Lurrie v Atwood |
2014 NY Slip Op 05776 |
Decided on August 13, 2014 |
Appellate Division, Second Department |
Published by New York State Law Reporting Bureau pursuant to Judiciary Law § 431. |
This opinion is uncorrected and subject to revision before publication in the Official Reports. |
Decided on August 13, 2014SUPREME COURT OF THE STATE OF NEW YORKAppellate Division, Second Judicial Department
MARK C. DILLON, J.P.
L. PRISCILLA HALL
ROBERT J. MILLER
SYLVIA O. HINDS-RADIX, JJ.
2013-03457
(Index No. 10673/11)
v
Denise Atwood, appellant.
Montfort, Healy, McGuire & Salley, Garden City, N.Y. (Michael A. Baranowicz and Donald S. Neumann, Jr., of counsel), for appellant.
Garbarini & Scher, P.C., New York, N.Y. (William D. Buckley of counsel), for respondents.
DECISION & ORDER
In an action to recover damages for personal injuries, the defendant appeals from an order of the Supreme Court, Kings County (Bunyan, J.), dated February 13, 2013, which denied her renewed motion for summary judgment dismissing the complaint.
ORDERED that the order is affirmed, with costs.

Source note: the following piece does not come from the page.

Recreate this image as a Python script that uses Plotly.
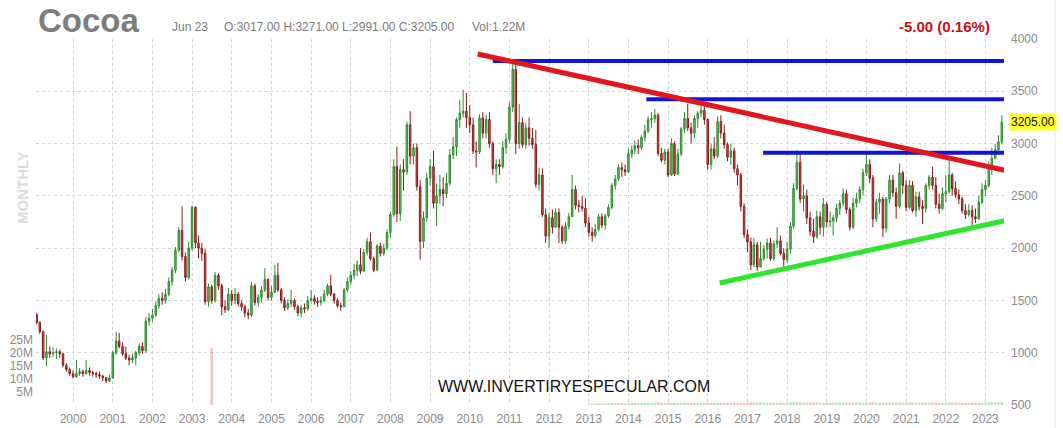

On September 4, 2010, the plaintiff Wendy Ann Lurrie and her husband, the plaintiff Nick Calise, were riding their bicycles eastbound along Rockaway Beach Boulevard in the designated bicycle lane. In the vicinity of 126-11 Rockaway Beach Boulevard, the defendant's vehicle allegedly was stopped in the bicycle lane. As Lurrie tried to pass the defendant's vehicle on the left, the vehicle moved to the left, causing Lurrie to brake hard and fall from her bicycle. Lurrie, and Calise suing derivatively, commenced this action against the defendant.
The Supreme Court properly denied the defendant's renewed motion for summary judgment dismissing the complaint. The defendant failed to establish, prima facie, that she was not the driver of the vehicle involved in the subject accident in which Lurrie allegedly was injured (see Alvarez v Prospect Hosp ., 68 NY2d 320, 324; Zuckerman v City of New York , 49 NY2d 557, 562). Since the defendant did not sustain her prima facie burden, it is unnecessary to determine whether the papers submitted by the plaintiffs in opposition were sufficient to raise a triable issue of fact (see Winegrad v New York Univ. Med. Ctr ., 64 NY2d 851, 853).
DILLON, J.P., HALL, MILLER and HINDS-RADIX, JJ., concur.